[start]

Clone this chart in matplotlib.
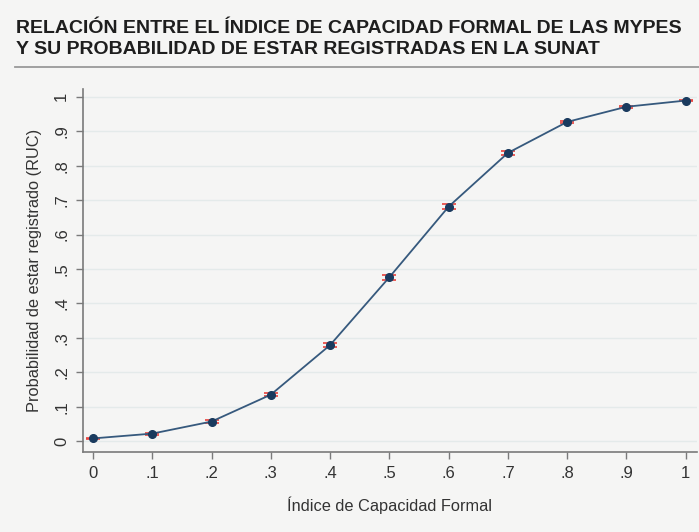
import matplotlib
matplotlib.use("Agg")
import matplotlib.pyplot as plt
from matplotlib.lines import Line2D

plt.rcParams['font.family'] = ['Liberation Sans', 'DejaVu Sans']

x_vals = [0, 0.1, 0.2, 0.3, 0.4, 0.5, 0.6, 0.7, 0.8, 0.9, 1.0]
y_vals = [0.008, 0.022, 0.057, 0.135, 0.279, 0.476, 0.681, 0.837, 0.927, 0.971, 0.989]
ci_half = [0.002, 0.003, 0.004, 0.005, 0.005, 0.007, 0.008, 0.006, 0.004, 0.003, 0.002]
x_ticks = [0, 0.1, 0.2, 0.3, 0.4, 0.5, 0.6, 0.7, 0.8, 0.9, 1.0]
x_ticklabels = ['0', '.1', '.2', '.3', '.4', '.5', '.6', '.7', '.8', '.9', '1']
y_ticks = [0, 0.1, 0.2, 0.3, 0.4, 0.5, 0.6, 0.7, 0.8, 0.9, 1.0]
y_ticklabels = ['0', '.1', '.2', '.3', '.4', '.5', '.6', '.7', '.8', '.9', '1']

title = "RELACIÓN ENTRE EL ÍNDICE DE CAPACIDAD FORMAL DE LAS MYPES\nY SU PROBABILIDAD DE ESTAR REGISTRADAS EN LA SUNAT"
xlabel = "Índice de Capacidad Formal"
ylabel = "Probabilidad de estar registrado (RUC)"

bg = '#f5f5f4'
fig = plt.figure(figsize=(6.99, 5.32), dpi=100, facecolor=bg)
ax = fig.add_axes([0.1187, 0.150, 0.878, 0.683], facecolor=bg)

ax.errorbar(x_vals, y_vals, yerr=ci_half, fmt='none', ecolor='#e8413c',
            elinewidth=1.2, capsize=5, capthick=1.2, zorder=2)
ax.plot(x_vals, y_vals, color='#36597d', lw=1.3, zorder=3)
ax.plot(x_vals, y_vals, 'o', color='#1a3a5e', ms=5.5, zorder=4)

ax.set_xlim(-0.0169, 1.0185)
ax.set_ylim(-0.032, 1.023)
ax.set_xticks(x_ticks)
ax.set_xticklabels(x_ticklabels)
ax.set_yticks(y_ticks)
ax.set_yticklabels(y_ticklabels, rotation=90, va='center')
ax.yaxis.grid(True, color='#e4eaea', lw=1.0)
ax.set_axisbelow(True)
for s in ['top', 'right']:
    ax.spines[s].set_visible(False)
for s in ['left', 'bottom']:
    ax.spines[s].set_color('#7a7a7a')
    ax.spines[s].set_linewidth(1.2)
ax.tick_params(direction='out', length=5, width=1, color='#7a7a7a',
               labelsize=12, labelcolor='#333333', pad=5)
ax.set_xlabel(xlabel, fontsize=11.8, color='#333333', labelpad=11)
ax.set_ylabel(ylabel, fontsize=11.8, color='#333333', labelpad=9)

fig.text(0.023, 0.962, title, fontsize=14, fontweight='bold', color='#1e1e1e',
         va='top', ha='left', linespacing=1.3)
fig.add_artist(Line2D([0.021, 1.0], [0.875, 0.875], color='#9a9a9a', lw=1.3,
                      transform=fig.transFigure))

fig.savefig('out.png', dpi=100, facecolor=bg)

[end]

INSTRUCTION:
Repeat the data exactly in full, omitting its pictures.

EXERCISE SOLUTION:
Clone this chart in matplotlib.
import matplotlib
matplotlib.use("Agg")
import matplotlib.pyplot as plt
from matplotlib.lines import Line2D

plt.rcParams['font.family'] = ['Liberation Sans', 'DejaVu Sans']

x_vals = [0, 0.1, 0.2, 0.3, 0.4, 0.5, 0.6, 0.7, 0.8, 0.9, 1.0]
y_vals = [0.008, 0.022, 0.057, 0.135, 0.279, 0.476, 0.681, 0.837, 0.927, 0.971, 0.989]
ci_half = [0.002, 0.003, 0.004, 0.005, 0.005, 0.007, 0.008, 0.006, 0.004, 0.003, 0.002]
x_ticks = [0, 0.1, 0.2, 0.3, 0.4, 0.5, 0.6, 0.7, 0.8, 0.9, 1.0]
x_ticklabels = ['0', '.1', '.2', '.3', '.4', '.5', '.6', '.7', '.8', '.9', '1']
y_ticks = [0, 0.1, 0.2, 0.3, 0.4, 0.5, 0.6, 0.7, 0.8, 0.9, 1.0]
y_ticklabels = ['0', '.1', '.2', '.3', '.4', '.5', '.6', '.7', '.8', '.9', '1']

title = "RELACIÓN ENTRE EL ÍNDICE DE CAPACIDAD FORMAL DE LAS MYPES\nY SU PROBABILIDAD DE ESTAR REGISTRADAS EN LA SUNAT"
xlabel = "Índice de Capacidad Formal"
ylabel = "Probabilidad de estar registrado (RUC)"

bg = '#f5f5f4'
fig = plt.figure(figsize=(6.99, 5.32), dpi=100, facecolor=bg)
ax = fig.add_axes([0.1187, 0.150, 0.878, 0.683], facecolor=bg)

ax.errorbar(x_vals, y_vals, yerr=ci_half, fmt='none', ecolor='#e8413c',
            elinewidth=1.2, capsize=5, capthick=1.2, zorder=2)
ax.plot(x_vals, y_vals, color='#36597d', lw=1.3, zorder=3)
ax.plot(x_vals, y_vals, 'o', color='#1a3a5e', ms=5.5, zorder=4)

ax.set_xlim(-0.0169, 1.0185)
ax.set_ylim(-0.032, 1.023)
ax.set_xticks(x_ticks)
ax.set_xticklabels(x_ticklabels)
ax.set_yticks(y_ticks)
ax.set_yticklabels(y_ticklabels, rotation=90, va='center')
ax.yaxis.grid(True, color='#e4eaea', lw=1.0)
ax.set_axisbelow(True)
for s in ['top', 'right']:
    ax.spines[s].set_visible(False)
for s in ['left', 'bottom']:
    ax.spines[s].set_color('#7a7a7a')
    ax.spines[s].set_linewidth(1.2)
ax.tick_params(direction='out', length=5, width=1, color='#7a7a7a',
               labelsize=12, labelcolor='#333333', pad=5)
ax.set_xlabel(xlabel, fontsize=11.8, color='#333333', labelpad=11)
ax.set_ylabel(ylabel, fontsize=11.8, color='#333333', labelpad=9)

fig.text(0.023, 0.962, title, fontsize=14, fontweight='bold', color='#1e1e1e',
         va='top', ha='left', linespacing=1.3)
fig.add_artist(Line2D([0.021, 1.0], [0.875, 0.875], color='#9a9a9a', lw=1.3,
                      transform=fig.transFigure))

fig.savefig('out.png', dpi=100, facecolor=bg)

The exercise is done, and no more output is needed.